Sandy’s husband of twenty-seven years had just died. All that was left of her family was her twenty-two year-old daughter and herself. Of course there were one or two cousins out there, too, but they had never been close. “What a lonely place to be,” she thought. “I really miss him.”
Before long, life insurance proceeds arrived in the mail—a check for $750,000. “Wow, that seems like a lot of money,” Sandy thought. “I don’t know if I want to invest it or just keep it safe in the bank.”
“For right now maybe I should deposit $250,000 in three different banks, so each deposit will be FDIC insured. That would bring me comfort, something I can actually count on for the future.”
While driving to the first bank, Sandy decided it made sense to put the funds in a joint account with her daughter. After all, her daughter would inherit the funds someday anyway. She chose the JTWROS (joint tenants with rights of survivorship) account registration. This registration made them each a full owner of the account with access to the funds in the account.
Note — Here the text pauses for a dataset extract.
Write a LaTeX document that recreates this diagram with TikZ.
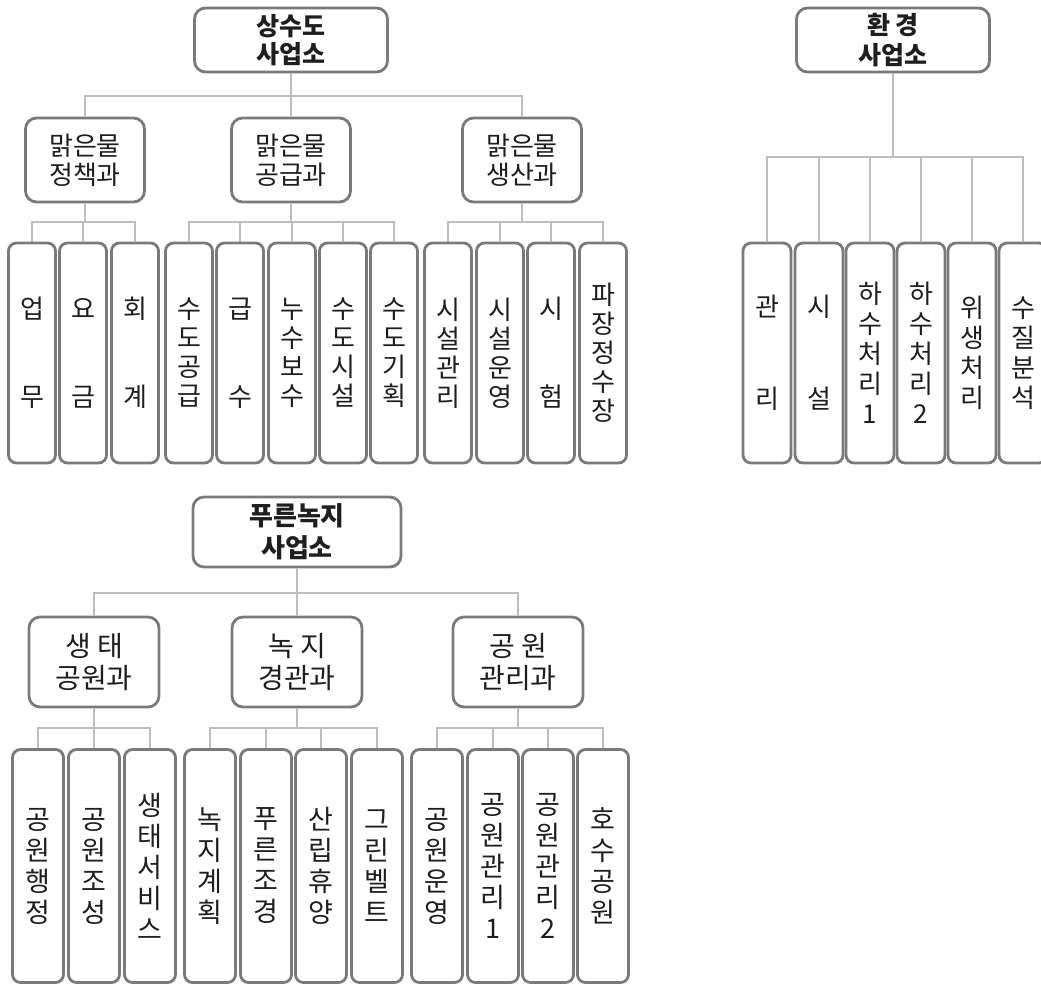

Sandy was satisfied with her decision for some time. Then she incurred a major bill. She needed to replace her roof. Off she went to the bank to take the money she would need from one of her accounts.
Sandy was in for a shock. Her original deposit of $250,000 had shrunken to $7,000. “How can this be?” she asked. The bank associate informed her that because her account registration was JTWROS, the other person on the account had withdrawn funds from time to time, and now only $7,000 remained.